Verbum Spei aurait gardé « un attachement toujours actuel » à la personne et aux enseignements de Marie-Dominique Philippe, écrit l’archidiocèse. Hollerich était au courant de cette fidélité : « Ils pensent encore qu’il n’est pas coupable. Ils avaient d’ailleurs affiché une photo de lui dans leur réfectoire, j’ai exigé qu’ils l’enlèvent », disait-il en avril 2023 au Monde. Or, ajoutait le cardinal à l’époque, il ne regretterait « absolument pas » d’avoir accueilli la fraternité à Belval : « Ces jeunes prêtres font du bon travail et suscitent pas mal de vocations ».
Dans une série d’articles parus en 2021, Reporter avait thématisé Verbum Spei et ses « vieux démons ». Le média avait également révélé que le prêtre responsable de l’aumônerie universitaire avait une liaison avec une étudiante, de laquelle sont nés deux enfants. (Le prêtre a été défroqué par le Vatican il y a quelques mois.) Dans son communiqué, l’archidiocèse souligne que la « dame » était « majeure au moment des faits ». Jean-Claude Hollerich l’aurait reçue en juin dernier. Face à RTL-Radio, le porte-parole de l’Église, Gérard Kieffer, explique que cette rencontre aurait « déclenché une véritable crise de confiance ». Il y aurait eu « une rupture », les frères de Verbum Spei n’ayant pas respecté leurs engagements pris vis-à-vis de Hollerich : « Den Detail kann ech Iech do net nennen, deen ass tëscht dem Bëschof an hinnen ».
Verbum Spei a réagi ce dimanche sur son site Internet : « Nous recevons dans l’obéissance et l’humilité la décision de l’archidiocèse du Luxembourg ». Les frères assurent être « fermement opposés à toute forme d’abus », tout comme à « toute forme d’infidélité à nos vœux », notamment de chasteté.
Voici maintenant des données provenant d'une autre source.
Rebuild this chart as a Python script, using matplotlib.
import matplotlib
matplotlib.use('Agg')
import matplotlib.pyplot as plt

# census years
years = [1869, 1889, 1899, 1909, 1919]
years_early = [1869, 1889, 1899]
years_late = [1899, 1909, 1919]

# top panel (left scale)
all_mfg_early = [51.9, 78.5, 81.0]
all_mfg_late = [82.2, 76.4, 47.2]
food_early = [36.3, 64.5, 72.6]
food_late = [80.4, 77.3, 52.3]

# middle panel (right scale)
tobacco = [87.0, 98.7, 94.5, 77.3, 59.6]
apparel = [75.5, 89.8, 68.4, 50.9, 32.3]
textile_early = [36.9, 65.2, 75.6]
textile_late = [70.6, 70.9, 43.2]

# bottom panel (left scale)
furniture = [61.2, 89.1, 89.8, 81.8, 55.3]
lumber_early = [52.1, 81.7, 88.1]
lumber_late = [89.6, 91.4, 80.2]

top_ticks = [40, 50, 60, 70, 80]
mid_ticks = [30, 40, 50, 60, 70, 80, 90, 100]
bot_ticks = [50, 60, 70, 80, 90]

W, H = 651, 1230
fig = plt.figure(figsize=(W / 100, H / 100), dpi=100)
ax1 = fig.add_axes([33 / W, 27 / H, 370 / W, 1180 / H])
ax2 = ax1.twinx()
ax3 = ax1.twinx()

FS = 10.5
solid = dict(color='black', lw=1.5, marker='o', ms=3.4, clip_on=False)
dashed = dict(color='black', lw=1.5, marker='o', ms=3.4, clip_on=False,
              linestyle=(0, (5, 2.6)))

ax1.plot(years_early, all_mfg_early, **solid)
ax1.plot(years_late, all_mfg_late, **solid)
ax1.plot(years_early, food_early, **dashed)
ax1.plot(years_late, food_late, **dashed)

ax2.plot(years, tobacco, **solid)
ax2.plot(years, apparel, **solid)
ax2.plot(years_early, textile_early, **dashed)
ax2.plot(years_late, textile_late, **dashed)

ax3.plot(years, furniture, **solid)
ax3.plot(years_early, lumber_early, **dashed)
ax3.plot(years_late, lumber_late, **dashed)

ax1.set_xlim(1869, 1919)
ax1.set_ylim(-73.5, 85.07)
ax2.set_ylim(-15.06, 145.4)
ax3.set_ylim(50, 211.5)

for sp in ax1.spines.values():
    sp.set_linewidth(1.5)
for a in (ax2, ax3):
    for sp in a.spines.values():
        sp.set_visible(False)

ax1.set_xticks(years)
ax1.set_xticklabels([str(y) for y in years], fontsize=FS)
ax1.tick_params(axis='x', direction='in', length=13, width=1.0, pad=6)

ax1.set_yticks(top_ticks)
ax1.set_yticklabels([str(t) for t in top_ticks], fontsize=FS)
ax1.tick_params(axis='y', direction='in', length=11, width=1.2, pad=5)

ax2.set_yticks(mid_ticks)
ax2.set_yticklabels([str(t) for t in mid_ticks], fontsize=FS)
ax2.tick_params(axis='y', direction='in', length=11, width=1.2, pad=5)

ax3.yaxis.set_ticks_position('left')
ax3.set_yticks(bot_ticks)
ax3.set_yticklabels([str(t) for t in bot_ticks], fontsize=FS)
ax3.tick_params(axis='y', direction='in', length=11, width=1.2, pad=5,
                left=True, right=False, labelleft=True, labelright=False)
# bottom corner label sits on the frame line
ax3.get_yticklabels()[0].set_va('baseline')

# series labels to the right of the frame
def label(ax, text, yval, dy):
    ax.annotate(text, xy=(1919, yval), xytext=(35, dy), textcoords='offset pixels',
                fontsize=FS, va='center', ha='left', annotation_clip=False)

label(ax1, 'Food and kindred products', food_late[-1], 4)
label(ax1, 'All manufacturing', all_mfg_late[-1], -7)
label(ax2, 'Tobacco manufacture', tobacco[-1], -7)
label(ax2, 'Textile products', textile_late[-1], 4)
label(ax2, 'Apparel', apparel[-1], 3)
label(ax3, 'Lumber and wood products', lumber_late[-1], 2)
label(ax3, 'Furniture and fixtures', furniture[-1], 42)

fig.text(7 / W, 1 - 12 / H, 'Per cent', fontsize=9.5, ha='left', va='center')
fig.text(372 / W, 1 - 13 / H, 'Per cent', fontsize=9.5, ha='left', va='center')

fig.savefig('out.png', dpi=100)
L’archidiocèse tient, elle aussi, à préciser qu’« aucun membre de la fraternité Verbum Spei n’a été accusé d’avoir commis un abus sexuel pendant leur présence au Luxembourg. » Le communiqué se termine par la précision qu’« un prêtre de la Fraternité Verbum Spei est déchargé avec effet immédiat de sa fonction d’exorciste ». (Il ne reste donc plus qu’un exorciste au Grand-Duché, l’abbé bénédictin de Clervaux.)
C’est le grand paradoxe hollerichien : Considéré comme libéral au Vatican, le cardinal fait preuve d’une étrange prédilection pour les groupes fringe dans son fief luxembourgeois. Il n’a pas seulement installé Verbum Spei à Belval, mais également le séminaire Redemptoris Mater au Kirchberg et les Servantes du Seigneur et de la Vierge de Matara au Cents. Il a surtout reconnu les très droitiers Scouts d’Europe, ne cachant pas son mécontentement vis-à-vis des Lëtzebuerger Guiden a Scouten, trop sécularisés à son goût. Les messes eschoises de Verbum Spei faisaient le plein, attirant notamment des catholiques français réputés plus tradis. Des membres de la fraternité avaient également assuré une partie de l’accompagnement musical du baptême du prince Charles.